## Start Available data
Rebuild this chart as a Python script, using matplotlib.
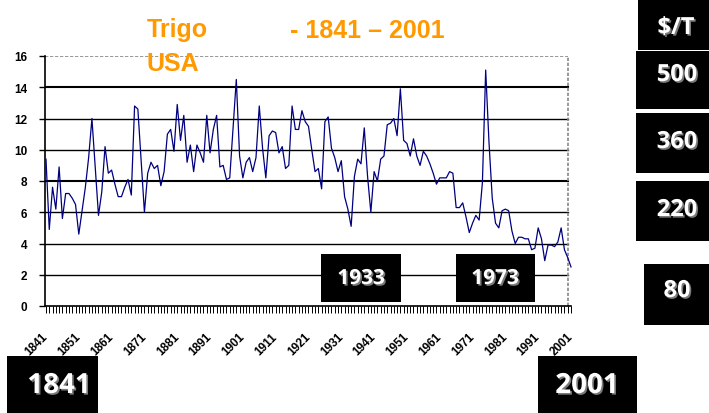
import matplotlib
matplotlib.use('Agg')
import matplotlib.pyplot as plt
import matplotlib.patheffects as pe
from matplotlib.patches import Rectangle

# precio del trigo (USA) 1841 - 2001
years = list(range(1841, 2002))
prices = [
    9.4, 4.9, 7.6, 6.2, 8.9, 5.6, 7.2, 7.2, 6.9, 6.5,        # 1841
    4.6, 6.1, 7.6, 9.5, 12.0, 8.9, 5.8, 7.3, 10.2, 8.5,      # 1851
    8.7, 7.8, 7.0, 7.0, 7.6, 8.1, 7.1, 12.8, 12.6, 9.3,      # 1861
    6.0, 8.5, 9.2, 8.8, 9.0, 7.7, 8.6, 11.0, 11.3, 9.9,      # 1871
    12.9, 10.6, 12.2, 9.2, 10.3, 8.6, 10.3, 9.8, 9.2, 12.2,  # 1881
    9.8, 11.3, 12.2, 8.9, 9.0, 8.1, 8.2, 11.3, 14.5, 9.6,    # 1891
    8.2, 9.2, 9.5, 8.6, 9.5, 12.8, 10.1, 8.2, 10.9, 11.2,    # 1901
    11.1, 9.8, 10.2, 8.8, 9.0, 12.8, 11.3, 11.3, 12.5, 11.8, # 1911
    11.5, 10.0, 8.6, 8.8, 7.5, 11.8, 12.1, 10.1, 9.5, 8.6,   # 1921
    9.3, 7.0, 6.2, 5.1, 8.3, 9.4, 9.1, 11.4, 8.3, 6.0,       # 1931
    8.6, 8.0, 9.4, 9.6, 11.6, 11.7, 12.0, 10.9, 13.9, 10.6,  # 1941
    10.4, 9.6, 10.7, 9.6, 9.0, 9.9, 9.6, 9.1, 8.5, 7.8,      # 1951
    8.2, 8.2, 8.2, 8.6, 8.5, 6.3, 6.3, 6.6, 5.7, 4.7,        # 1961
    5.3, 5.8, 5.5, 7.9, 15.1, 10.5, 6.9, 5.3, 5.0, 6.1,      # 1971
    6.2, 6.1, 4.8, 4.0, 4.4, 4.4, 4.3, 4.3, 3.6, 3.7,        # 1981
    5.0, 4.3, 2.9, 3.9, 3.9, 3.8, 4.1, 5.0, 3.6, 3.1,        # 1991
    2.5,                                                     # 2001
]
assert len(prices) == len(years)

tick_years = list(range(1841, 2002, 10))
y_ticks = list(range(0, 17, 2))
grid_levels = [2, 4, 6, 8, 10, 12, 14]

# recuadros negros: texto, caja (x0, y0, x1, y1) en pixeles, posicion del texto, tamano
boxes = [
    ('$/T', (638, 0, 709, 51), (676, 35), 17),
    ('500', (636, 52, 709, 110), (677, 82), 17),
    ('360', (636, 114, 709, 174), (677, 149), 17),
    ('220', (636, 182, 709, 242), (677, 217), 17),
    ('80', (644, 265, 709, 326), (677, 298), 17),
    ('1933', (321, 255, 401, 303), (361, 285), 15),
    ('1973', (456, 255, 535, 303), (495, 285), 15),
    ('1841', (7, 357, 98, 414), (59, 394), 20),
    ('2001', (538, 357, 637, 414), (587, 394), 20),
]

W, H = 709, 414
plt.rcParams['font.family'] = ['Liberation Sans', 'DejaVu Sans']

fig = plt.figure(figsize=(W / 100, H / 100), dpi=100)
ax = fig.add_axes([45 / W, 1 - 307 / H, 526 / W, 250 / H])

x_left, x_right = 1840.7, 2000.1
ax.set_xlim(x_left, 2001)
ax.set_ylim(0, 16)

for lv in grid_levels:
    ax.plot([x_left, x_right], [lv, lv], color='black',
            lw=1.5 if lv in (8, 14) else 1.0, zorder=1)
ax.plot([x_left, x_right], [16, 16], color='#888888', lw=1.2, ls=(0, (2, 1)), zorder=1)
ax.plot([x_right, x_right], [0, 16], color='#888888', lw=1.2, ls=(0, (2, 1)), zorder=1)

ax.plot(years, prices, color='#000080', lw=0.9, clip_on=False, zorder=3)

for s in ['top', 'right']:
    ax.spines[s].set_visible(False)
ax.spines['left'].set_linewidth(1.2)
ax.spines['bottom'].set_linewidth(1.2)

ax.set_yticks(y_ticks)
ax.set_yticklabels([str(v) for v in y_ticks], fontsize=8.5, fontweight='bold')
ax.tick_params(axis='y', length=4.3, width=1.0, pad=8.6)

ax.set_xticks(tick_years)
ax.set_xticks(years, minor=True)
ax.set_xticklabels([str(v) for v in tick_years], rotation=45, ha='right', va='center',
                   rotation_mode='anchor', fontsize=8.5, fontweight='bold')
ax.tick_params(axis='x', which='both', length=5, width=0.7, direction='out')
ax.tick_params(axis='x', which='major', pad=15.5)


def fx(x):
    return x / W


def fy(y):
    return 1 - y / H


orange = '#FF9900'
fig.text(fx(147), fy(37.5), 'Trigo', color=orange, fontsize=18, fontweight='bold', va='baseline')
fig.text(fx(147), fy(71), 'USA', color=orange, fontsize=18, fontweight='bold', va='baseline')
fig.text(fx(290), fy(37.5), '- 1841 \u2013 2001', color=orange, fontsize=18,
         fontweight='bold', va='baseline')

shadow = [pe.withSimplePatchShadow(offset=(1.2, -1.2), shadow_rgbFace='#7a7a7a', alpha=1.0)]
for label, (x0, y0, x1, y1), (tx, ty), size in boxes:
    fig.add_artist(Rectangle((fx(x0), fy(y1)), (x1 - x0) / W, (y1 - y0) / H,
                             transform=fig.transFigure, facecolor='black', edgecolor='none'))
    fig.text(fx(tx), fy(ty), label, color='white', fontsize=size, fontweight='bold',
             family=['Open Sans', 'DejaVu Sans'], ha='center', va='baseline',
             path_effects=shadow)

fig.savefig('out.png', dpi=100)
## End Available data
Written request ▸
In your copy of the listing above, reproduce each line exactly and omit all pictures.

Task result ▸
Rebuild this chart as a Python script, using matplotlib.
import matplotlib
matplotlib.use('Agg')
import matplotlib.pyplot as plt
import matplotlib.patheffects as pe
from matplotlib.patches import Rectangle

# precio del trigo (USA) 1841 - 2001
years = list(range(1841, 2002))
prices = [
    9.4, 4.9, 7.6, 6.2, 8.9, 5.6, 7.2, 7.2, 6.9, 6.5,        # 1841
    4.6, 6.1, 7.6, 9.5, 12.0, 8.9, 5.8, 7.3, 10.2, 8.5,      # 1851
    8.7, 7.8, 7.0, 7.0, 7.6, 8.1, 7.1, 12.8, 12.6, 9.3,      # 1861
    6.0, 8.5, 9.2, 8.8, 9.0, 7.7, 8.6, 11.0, 11.3, 9.9,      # 1871
    12.9, 10.6, 12.2, 9.2, 10.3, 8.6, 10.3, 9.8, 9.2, 12.2,  # 1881
    9.8, 11.3, 12.2, 8.9, 9.0, 8.1, 8.2, 11.3, 14.5, 9.6,    # 1891
    8.2, 9.2, 9.5, 8.6, 9.5, 12.8, 10.1, 8.2, 10.9, 11.2,    # 1901
    11.1, 9.8, 10.2, 8.8, 9.0, 12.8, 11.3, 11.3, 12.5, 11.8, # 1911
    11.5, 10.0, 8.6, 8.8, 7.5, 11.8, 12.1, 10.1, 9.5, 8.6,   # 1921
    9.3, 7.0, 6.2, 5.1, 8.3, 9.4, 9.1, 11.4, 8.3, 6.0,       # 1931
    8.6, 8.0, 9.4, 9.6, 11.6, 11.7, 12.0, 10.9, 13.9, 10.6,  # 1941
    10.4, 9.6, 10.7, 9.6, 9.0, 9.9, 9.6, 9.1, 8.5, 7.8,      # 1951
    8.2, 8.2, 8.2, 8.6, 8.5, 6.3, 6.3, 6.6, 5.7, 4.7,        # 1961
    5.3, 5.8, 5.5, 7.9, 15.1, 10.5, 6.9, 5.3, 5.0, 6.1,      # 1971
    6.2, 6.1, 4.8, 4.0, 4.4, 4.4, 4.3, 4.3, 3.6, 3.7,        # 1981
    5.0, 4.3, 2.9, 3.9, 3.9, 3.8, 4.1, 5.0, 3.6, 3.1,        # 1991
    2.5,                                                     # 2001
]
assert len(prices) == len(years)

tick_years = list(range(1841, 2002, 10))
y_ticks = list(range(0, 17, 2))
grid_levels = [2, 4, 6, 8, 10, 12, 14]

# recuadros negros: texto, caja (x0, y0, x1, y1) en pixeles, posicion del texto, tamano
boxes = [
    ('$/T', (638, 0, 709, 51), (676, 35), 17),
    ('500', (636, 52, 709, 110), (677, 82), 17),
    ('360', (636, 114, 709, 174), (677, 149), 17),
    ('220', (636, 182, 709, 242), (677, 217), 17),
    ('80', (644, 265, 709, 326), (677, 298), 17),
    ('1933', (321, 255, 401, 303), (361, 285), 15),
    ('1973', (456, 255, 535, 303), (495, 285), 15),
    ('1841', (7, 357, 98, 414), (59, 394), 20),
    ('2001', (538, 357, 637, 414), (587, 394), 20),
]

W, H = 709, 414
plt.rcParams['font.family'] = ['Liberation Sans', 'DejaVu Sans']

fig = plt.figure(figsize=(W / 100, H / 100), dpi=100)
ax = fig.add_axes([45 / W, 1 - 307 / H, 526 / W, 250 / H])

x_left, x_right = 1840.7, 2000.1
ax.set_xlim(x_left, 2001)
ax.set_ylim(0, 16)

for lv in grid_levels:
    ax.plot([x_left, x_right], [lv, lv], color='black',
            lw=1.5 if lv in (8, 14) else 1.0, zorder=1)
ax.plot([x_left, x_right], [16, 16], color='#888888', lw=1.2, ls=(0, (2, 1)), zorder=1)
ax.plot([x_right, x_right], [0, 16], color='#888888', lw=1.2, ls=(0, (2, 1)), zorder=1)

ax.plot(years, prices, color='#000080', lw=0.9, clip_on=False, zorder=3)

for s in ['top', 'right']:
    ax.spines[s].set_visible(False)
ax.spines['left'].set_linewidth(1.2)
ax.spines['bottom'].set_linewidth(1.2)

ax.set_yticks(y_ticks)
ax.set_yticklabels([str(v) for v in y_ticks], fontsize=8.5, fontweight='bold')
ax.tick_params(axis='y', length=4.3, width=1.0, pad=8.6)

ax.set_xticks(tick_years)
ax.set_xticks(years, minor=True)
ax.set_xticklabels([str(v) for v in tick_years], rotation=45, ha='right', va='center',
                   rotation_mode='anchor', fontsize=8.5, fontweight='bold')
ax.tick_params(axis='x', which='both', length=5, width=0.7, direction='out')
ax.tick_params(axis='x', which='major', pad=15.5)


def fx(x):
    return x / W


def fy(y):
    return 1 - y / H


orange = '#FF9900'
fig.text(fx(147), fy(37.5), 'Trigo', color=orange, fontsize=18, fontweight='bold', va='baseline')
fig.text(fx(147), fy(71), 'USA', color=orange, fontsize=18, fontweight='bold', va='baseline')
fig.text(fx(290), fy(37.5), '- 1841 \u2013 2001', color=orange, fontsize=18,
         fontweight='bold', va='baseline')

shadow = [pe.withSimplePatchShadow(offset=(1.2, -1.2), shadow_rgbFace='#7a7a7a', alpha=1.0)]
for label, (x0, y0, x1, y1), (tx, ty), size in boxes:
    fig.add_artist(Rectangle((fx(x0), fy(y1)), (x1 - x0) / W, (y1 - y0) / H,
                             transform=fig.transFigure, facecolor='black', edgecolor='none'))
    fig.text(fx(tx), fy(ty), label, color='white', fontsize=size, fontweight='bold',
             family=['Open Sans', 'DejaVu Sans'], ha='center', va='baseline',
             path_effects=shadow)

fig.savefig('out.png', dpi=100)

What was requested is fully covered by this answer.